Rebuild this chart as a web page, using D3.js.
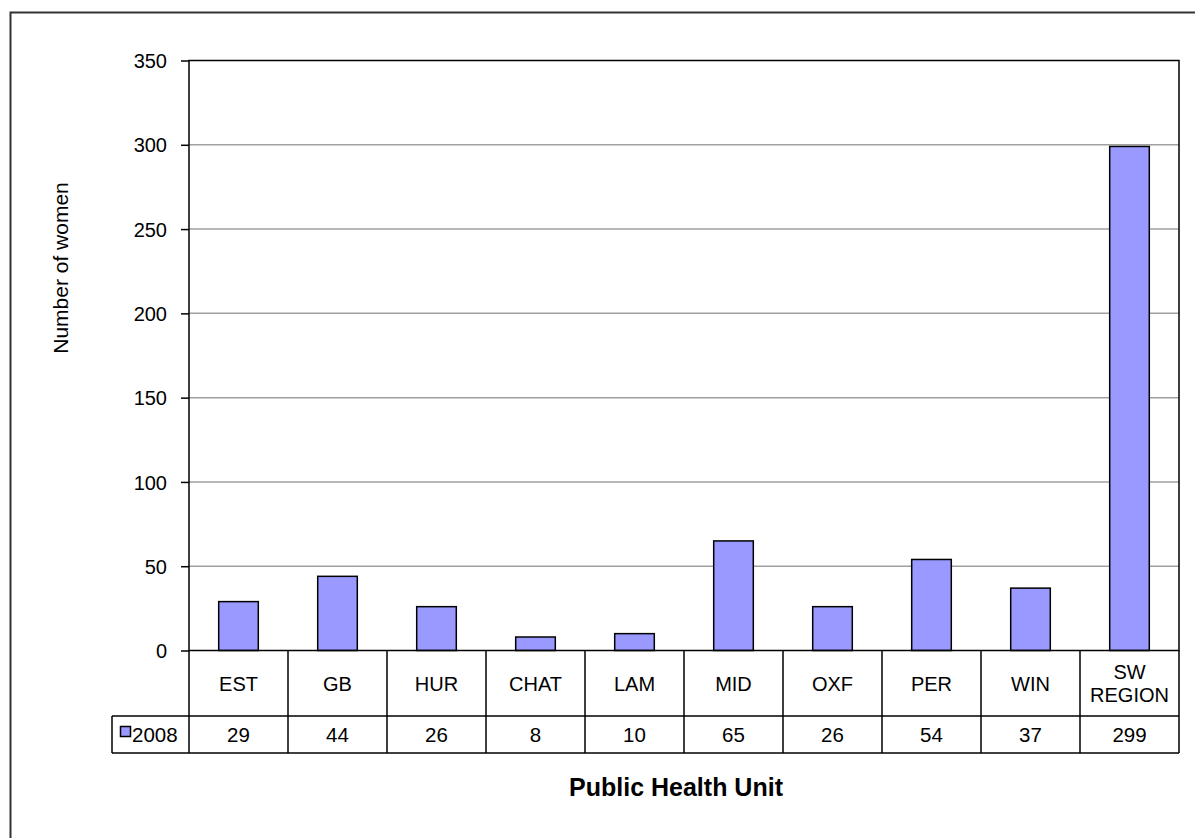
<!DOCTYPE html>
<html><head><meta charset="utf-8">
<script src="https://cdn.jsdelivr.net/npm/d3@7"></script>
<style>body{margin:0;background:#fff}svg{display:block;font-family:Arial,"Liberation Sans",sans-serif}</style>
</head><body><svg id="c" width="1195" height="838"></svg>
<script>
const categories = [["EST"],["GB"],["HUR"],["CHAT"],["LAM"],["MID"],["OXF"],["PER"],["WIN"],["SW","REGION"]];
const seriesName = "2008";
const values = [29,44,26,8,10,65,26,54,37,299];
const yTicks = [0,50,100,150,200,250,300,350];

const svg = d3.select("#c");
const L=189, R=1179, T=60.5, B=650.5;
const row1B=716, row2B=753, legL=112;
const keys = categories.map(c=>c.join(" "));
const x = d3.scaleBand().domain(keys).range([L,R]).paddingInner(0.6).paddingOuter(0.3);
const xb = d3.scaleBand().domain(keys).range([L,R]);
const y = d3.scaleLinear().domain([0,350]).range([B,T]);

// outer border
svg.append("path").attr("d",`M10.5,${838+5} V12.5 H${1200}`).attr("fill","none").attr("stroke","#333").attr("stroke-width",2);

// gridlines
svg.append("g").selectAll("line").data(yTicks.filter(d=>d>0&&d<350)).join("line")
  .attr("x1",L).attr("x2",R).attr("y1",d=>y(d)).attr("y2",d=>y(d))
  .attr("stroke","#a0a0a0").attr("stroke-width",1.5);

// y axis
const ya = svg.append("g").attr("transform",`translate(${L},0)`)
  .call(d3.axisLeft(y).tickValues(yTicks).tickSize(8).tickPadding(14));
ya.select(".domain").remove();
ya.selectAll("line").attr("stroke","#000").attr("stroke-width",1.5);
ya.selectAll("text").attr("font-size",20).attr("dy","0.36em").attr("fill","#000").attr("font-family","Arial,'Liberation Sans',sans-serif");

// bars
svg.append("g").selectAll("rect").data(values).join("rect")
  .attr("x",(d,i)=>x(keys[i])).attr("width",x.bandwidth())
  .attr("y",d=>y(d)).attr("height",d=>B-y(d))
  .attr("fill","#9999ff").attr("stroke","#000").attr("stroke-width",1.5);

// plot frame
svg.append("rect").attr("x",L).attr("y",T).attr("width",R-L).attr("height",B-T)
  .attr("fill","none").attr("stroke","#000").attr("stroke-width",1.5);

// data table
const tg = svg.append("g").attr("stroke","#000").attr("stroke-width",1.5);
tg.append("line").attr("x1",legL).attr("x2",R).attr("y1",row1B).attr("y2",row1B);
tg.append("line").attr("x1",legL).attr("x2",R).attr("y1",row2B).attr("y2",row2B);
tg.append("line").attr("x1",legL).attr("x2",legL).attr("y1",row1B).attr("y2",row2B);
tg.selectAll("line.v").data(keys.concat(["__end"])).join("line").attr("class","v")
  .attr("x1",(d,i)=>i<keys.length?xb(d):R).attr("x2",(d,i)=>i<keys.length?xb(d):R)
  .attr("y1",B).attr("y2",row2B);

// category labels
const cl = svg.append("g").attr("font-size",20).attr("text-anchor","middle").attr("fill","#000");
categories.forEach((c,i)=>{
  const cx = xb(keys[i])+xb.bandwidth()/2;
  const mid = (B+row1B)/2;
  c.forEach((t,j)=>{
    cl.append("text").attr("x",cx).attr("y",mid+7.5+(j-(c.length-1)/2)*23).text(t);
  });
});
// values row
svg.append("g").attr("font-size",20.5).attr("text-anchor","middle").selectAll("text").data(values).join("text")
  .attr("x",(d,i)=>xb(keys[i])+xb.bandwidth()/2).attr("y",(row1B+row2B)/2+7.5).text(d=>d);
// legend cell
svg.append("rect").attr("x",120.5).attr("y",726.5).attr("width",10).attr("height",10).attr("fill","#9999ff").attr("stroke","#000").attr("stroke-width",1.5);
svg.append("text").attr("x",132).attr("y",(row1B+row2B)/2+7.5).attr("font-size",20.5).text(seriesName);

// axis titles
svg.append("text").attr("x",676).attr("y",796).attr("text-anchor","middle").attr("font-size",25).attr("font-weight","bold").text("Public Health Unit");
svg.append("text").attr("transform","translate(68,268) rotate(-90)").attr("text-anchor","middle").attr("font-size",21).attr("letter-spacing",0).text("Number of women");
</script></body></html>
.....
● **Exercise objective**
Without the pictures, transcribe the listing above exactly.

● **Result of the exercise**
Rebuild this chart as a web page, using D3.js.
<!DOCTYPE html>
<html><head><meta charset="utf-8">
<script src="https://cdn.jsdelivr.net/npm/d3@7"></script>
<style>body{margin:0;background:#fff}svg{display:block;font-family:Arial,"Liberation Sans",sans-serif}</style>
</head><body><svg id="c" width="1195" height="838"></svg>
<script>
const categories = [["EST"],["GB"],["HUR"],["CHAT"],["LAM"],["MID"],["OXF"],["PER"],["WIN"],["SW","REGION"]];
const seriesName = "2008";
const values = [29,44,26,8,10,65,26,54,37,299];
const yTicks = [0,50,100,150,200,250,300,350];

const svg = d3.select("#c");
const L=189, R=1179, T=60.5, B=650.5;
const row1B=716, row2B=753, legL=112;
const keys = categories.map(c=>c.join(" "));
const x = d3.scaleBand().domain(keys).range([L,R]).paddingInner(0.6).paddingOuter(0.3);
const xb = d3.scaleBand().domain(keys).range([L,R]);
const y = d3.scaleLinear().domain([0,350]).range([B,T]);

// outer border
svg.append("path").attr("d",`M10.5,${838+5} V12.5 H${1200}`).attr("fill","none").attr("stroke","#333").attr("stroke-width",2);

// gridlines
svg.append("g").selectAll("line").data(yTicks.filter(d=>d>0&&d<350)).join("line")
  .attr("x1",L).attr("x2",R).attr("y1",d=>y(d)).attr("y2",d=>y(d))
  .attr("stroke","#a0a0a0").attr("stroke-width",1.5);

// y axis
const ya = svg.append("g").attr("transform",`translate(${L},0)`)
  .call(d3.axisLeft(y).tickValues(yTicks).tickSize(8).tickPadding(14));
ya.select(".domain").remove();
ya.selectAll("line").attr("stroke","#000").attr("stroke-width",1.5);
ya.selectAll("text").attr("font-size",20).attr("dy","0.36em").attr("fill","#000").attr("font-family","Arial,'Liberation Sans',sans-serif");

// bars
svg.append("g").selectAll("rect").data(values).join("rect")
  .attr("x",(d,i)=>x(keys[i])).attr("width",x.bandwidth())
  .attr("y",d=>y(d)).attr("height",d=>B-y(d))
  .attr("fill","#9999ff").attr("stroke","#000").attr("stroke-width",1.5);

// plot frame
svg.append("rect").attr("x",L).attr("y",T).attr("width",R-L).attr("height",B-T)
  .attr("fill","none").attr("stroke","#000").attr("stroke-width",1.5);

// data table
const tg = svg.append("g").attr("stroke","#000").attr("stroke-width",1.5);
tg.append("line").attr("x1",legL).attr("x2",R).attr("y1",row1B).attr("y2",row1B);
tg.append("line").attr("x1",legL).attr("x2",R).attr("y1",row2B).attr("y2",row2B);
tg.append("line").attr("x1",legL).attr("x2",legL).attr("y1",row1B).attr("y2",row2B);
tg.selectAll("line.v").data(keys.concat(["__end"])).join("line").attr("class","v")
  .attr("x1",(d,i)=>i<keys.length?xb(d):R).attr("x2",(d,i)=>i<keys.length?xb(d):R)
  .attr("y1",B).attr("y2",row2B);

// category labels
const cl = svg.append("g").attr("font-size",20).attr("text-anchor","middle").attr("fill","#000");
categories.forEach((c,i)=>{
  const cx = xb(keys[i])+xb.bandwidth()/2;
  const mid = (B+row1B)/2;
  c.forEach((t,j)=>{
    cl.append("text").attr("x",cx).attr("y",mid+7.5+(j-(c.length-1)/2)*23).text(t);
  });
});
// values row
svg.append("g").attr("font-size",20.5).attr("text-anchor","middle").selectAll("text").data(values).join("text")
  .attr("x",(d,i)=>xb(keys[i])+xb.bandwidth()/2).attr("y",(row1B+row2B)/2+7.5).text(d=>d);
// legend cell
svg.append("rect").attr("x",120.5).attr("y",726.5).attr("width",10).attr("height",10).attr("fill","#9999ff").attr("stroke","#000").attr("stroke-width",1.5);
svg.append("text").attr("x",132).attr("y",(row1B+row2B)/2+7.5).attr("font-size",20.5).text(seriesName);

// axis titles
svg.append("text").attr("x",676).attr("y",796).attr("text-anchor","middle").attr("font-size",25).attr("font-weight","bold").text("Public Health Unit");
svg.append("text").attr("transform","translate(68,268) rotate(-90)").attr("text-anchor","middle").attr("font-size",21).attr("letter-spacing",0).text("Number of women");
</script></body></html>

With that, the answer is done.